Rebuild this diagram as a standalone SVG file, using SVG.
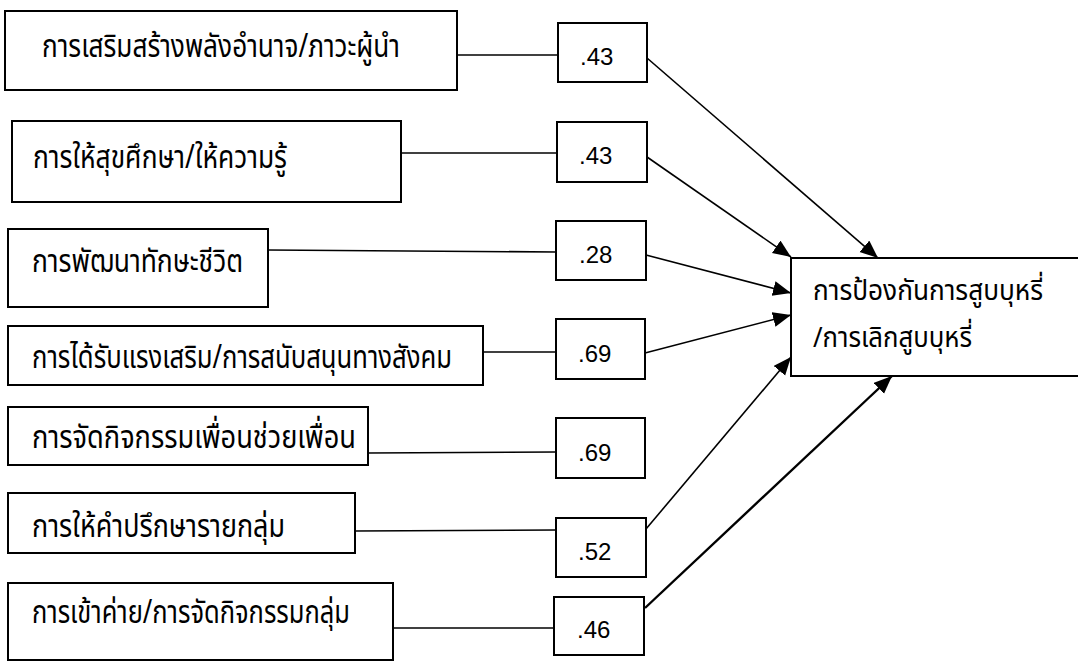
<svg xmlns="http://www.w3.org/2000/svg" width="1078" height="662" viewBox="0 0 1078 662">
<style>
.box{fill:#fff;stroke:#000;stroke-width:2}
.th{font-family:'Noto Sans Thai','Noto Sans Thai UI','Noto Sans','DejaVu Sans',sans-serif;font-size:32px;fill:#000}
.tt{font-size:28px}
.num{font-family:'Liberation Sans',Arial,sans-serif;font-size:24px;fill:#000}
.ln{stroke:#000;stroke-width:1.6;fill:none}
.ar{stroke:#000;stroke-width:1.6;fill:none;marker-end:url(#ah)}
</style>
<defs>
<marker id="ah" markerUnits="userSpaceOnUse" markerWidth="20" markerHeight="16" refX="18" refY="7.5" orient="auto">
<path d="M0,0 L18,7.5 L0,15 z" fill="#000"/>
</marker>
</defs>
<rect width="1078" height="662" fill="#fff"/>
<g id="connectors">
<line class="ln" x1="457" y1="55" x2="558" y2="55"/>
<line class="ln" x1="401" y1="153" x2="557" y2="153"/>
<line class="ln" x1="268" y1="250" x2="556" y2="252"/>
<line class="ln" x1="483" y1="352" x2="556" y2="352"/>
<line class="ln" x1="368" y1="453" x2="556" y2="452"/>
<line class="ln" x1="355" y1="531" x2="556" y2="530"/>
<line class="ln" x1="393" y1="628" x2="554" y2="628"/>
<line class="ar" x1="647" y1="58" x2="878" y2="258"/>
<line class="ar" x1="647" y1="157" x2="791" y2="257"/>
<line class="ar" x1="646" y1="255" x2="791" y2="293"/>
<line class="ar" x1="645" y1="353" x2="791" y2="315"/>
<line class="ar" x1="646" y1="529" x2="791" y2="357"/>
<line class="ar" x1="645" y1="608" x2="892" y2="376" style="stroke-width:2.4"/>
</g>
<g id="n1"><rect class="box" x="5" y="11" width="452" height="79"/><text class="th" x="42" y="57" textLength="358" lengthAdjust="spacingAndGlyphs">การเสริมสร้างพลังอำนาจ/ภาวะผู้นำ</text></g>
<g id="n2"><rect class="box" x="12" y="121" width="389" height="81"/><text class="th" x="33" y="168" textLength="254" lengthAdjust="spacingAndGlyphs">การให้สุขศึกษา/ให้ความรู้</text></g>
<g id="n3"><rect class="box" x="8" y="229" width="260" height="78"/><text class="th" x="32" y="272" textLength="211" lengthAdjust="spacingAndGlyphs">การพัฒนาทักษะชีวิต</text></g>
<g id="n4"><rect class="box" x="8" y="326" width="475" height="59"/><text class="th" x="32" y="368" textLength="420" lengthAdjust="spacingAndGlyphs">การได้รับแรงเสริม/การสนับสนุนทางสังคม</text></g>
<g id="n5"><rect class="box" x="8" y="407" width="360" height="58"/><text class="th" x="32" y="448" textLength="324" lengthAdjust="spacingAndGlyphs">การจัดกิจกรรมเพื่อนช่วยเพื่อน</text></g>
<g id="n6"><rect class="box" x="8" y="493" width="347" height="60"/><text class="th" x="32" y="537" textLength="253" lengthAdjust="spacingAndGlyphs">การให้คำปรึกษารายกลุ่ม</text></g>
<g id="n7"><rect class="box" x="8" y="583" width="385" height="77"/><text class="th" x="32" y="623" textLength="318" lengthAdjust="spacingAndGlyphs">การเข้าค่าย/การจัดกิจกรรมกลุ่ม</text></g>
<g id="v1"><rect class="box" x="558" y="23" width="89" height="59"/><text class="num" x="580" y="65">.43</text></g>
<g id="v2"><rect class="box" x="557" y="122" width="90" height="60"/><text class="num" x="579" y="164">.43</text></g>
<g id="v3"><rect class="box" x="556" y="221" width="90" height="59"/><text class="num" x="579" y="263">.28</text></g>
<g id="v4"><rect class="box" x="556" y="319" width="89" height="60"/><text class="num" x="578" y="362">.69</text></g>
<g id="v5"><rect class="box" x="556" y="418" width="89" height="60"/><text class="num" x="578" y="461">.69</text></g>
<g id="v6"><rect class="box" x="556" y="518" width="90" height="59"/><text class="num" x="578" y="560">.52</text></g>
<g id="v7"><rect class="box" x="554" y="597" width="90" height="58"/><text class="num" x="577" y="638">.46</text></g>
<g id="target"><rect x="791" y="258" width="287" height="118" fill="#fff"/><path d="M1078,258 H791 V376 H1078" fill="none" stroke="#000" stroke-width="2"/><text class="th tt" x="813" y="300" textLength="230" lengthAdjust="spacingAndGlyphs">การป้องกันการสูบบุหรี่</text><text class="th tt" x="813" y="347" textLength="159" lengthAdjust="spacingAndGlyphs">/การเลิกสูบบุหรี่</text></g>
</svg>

——

Return each line exactly as written. Any picture gets left out.

Rebuild this diagram as a standalone SVG file, using SVG.
<svg xmlns="http://www.w3.org/2000/svg" width="1078" height="662" viewBox="0 0 1078 662">
<style>
.box{fill:#fff;stroke:#000;stroke-width:2}
.th{font-family:'Noto Sans Thai','Noto Sans Thai UI','Noto Sans','DejaVu Sans',sans-serif;font-size:32px;fill:#000}
.tt{font-size:28px}
.num{font-family:'Liberation Sans',Arial,sans-serif;font-size:24px;fill:#000}
.ln{stroke:#000;stroke-width:1.6;fill:none}
.ar{stroke:#000;stroke-width:1.6;fill:none;marker-end:url(#ah)}
</style>
<defs>
<marker id="ah" markerUnits="userSpaceOnUse" markerWidth="20" markerHeight="16" refX="18" refY="7.5" orient="auto">
<path d="M0,0 L18,7.5 L0,15 z" fill="#000"/>
</marker>
</defs>
<rect width="1078" height="662" fill="#fff"/>
<g id="connectors">
<line class="ln" x1="457" y1="55" x2="558" y2="55"/>
<line class="ln" x1="401" y1="153" x2="557" y2="153"/>
<line class="ln" x1="268" y1="250" x2="556" y2="252"/>
<line class="ln" x1="483" y1="352" x2="556" y2="352"/>
<line class="ln" x1="368" y1="453" x2="556" y2="452"/>
<line class="ln" x1="355" y1="531" x2="556" y2="530"/>
<line class="ln" x1="393" y1="628" x2="554" y2="628"/>
<line class="ar" x1="647" y1="58" x2="878" y2="258"/>
<line class="ar" x1="647" y1="157" x2="791" y2="257"/>
<line class="ar" x1="646" y1="255" x2="791" y2="293"/>
<line class="ar" x1="645" y1="353" x2="791" y2="315"/>
<line class="ar" x1="646" y1="529" x2="791" y2="357"/>
<line class="ar" x1="645" y1="608" x2="892" y2="376" style="stroke-width:2.4"/>
</g>
<g id="n1"><rect class="box" x="5" y="11" width="452" height="79"/><text class="th" x="42" y="57" textLength="358" lengthAdjust="spacingAndGlyphs">การเสริมสร้างพลังอำนาจ/ภาวะผู้นำ</text></g>
<g id="n2"><rect class="box" x="12" y="121" width="389" height="81"/><text class="th" x="33" y="168" textLength="254" lengthAdjust="spacingAndGlyphs">การให้สุขศึกษา/ให้ความรู้</text></g>
<g id="n3"><rect class="box" x="8" y="229" width="260" height="78"/><text class="th" x="32" y="272" textLength="211" lengthAdjust="spacingAndGlyphs">การพัฒนาทักษะชีวิต</text></g>
<g id="n4"><rect class="box" x="8" y="326" width="475" height="59"/><text class="th" x="32" y="368" textLength="420" lengthAdjust="spacingAndGlyphs">การได้รับแรงเสริม/การสนับสนุนทางสังคม</text></g>
<g id="n5"><rect class="box" x="8" y="407" width="360" height="58"/><text class="th" x="32" y="448" textLength="324" lengthAdjust="spacingAndGlyphs">การจัดกิจกรรมเพื่อนช่วยเพื่อน</text></g>
<g id="n6"><rect class="box" x="8" y="493" width="347" height="60"/><text class="th" x="32" y="537" textLength="253" lengthAdjust="spacingAndGlyphs">การให้คำปรึกษารายกลุ่ม</text></g>
<g id="n7"><rect class="box" x="8" y="583" width="385" height="77"/><text class="th" x="32" y="623" textLength="318" lengthAdjust="spacingAndGlyphs">การเข้าค่าย/การจัดกิจกรรมกลุ่ม</text></g>
<g id="v1"><rect class="box" x="558" y="23" width="89" height="59"/><text class="num" x="580" y="65">.43</text></g>
<g id="v2"><rect class="box" x="557" y="122" width="90" height="60"/><text class="num" x="579" y="164">.43</text></g>
<g id="v3"><rect class="box" x="556" y="221" width="90" height="59"/><text class="num" x="579" y="263">.28</text></g>
<g id="v4"><rect class="box" x="556" y="319" width="89" height="60"/><text class="num" x="578" y="362">.69</text></g>
<g id="v5"><rect class="box" x="556" y="418" width="89" height="60"/><text class="num" x="578" y="461">.69</text></g>
<g id="v6"><rect class="box" x="556" y="518" width="90" height="59"/><text class="num" x="578" y="560">.52</text></g>
<g id="v7"><rect class="box" x="554" y="597" width="90" height="58"/><text class="num" x="577" y="638">.46</text></g>
<g id="target"><rect x="791" y="258" width="287" height="118" fill="#fff"/><path d="M1078,258 H791 V376 H1078" fill="none" stroke="#000" stroke-width="2"/><text class="th tt" x="813" y="300" textLength="230" lengthAdjust="spacingAndGlyphs">การป้องกันการสูบบุหรี่</text><text class="th tt" x="813" y="347" textLength="159" lengthAdjust="spacingAndGlyphs">/การเลิกสูบบุหรี่</text></g>
</svg>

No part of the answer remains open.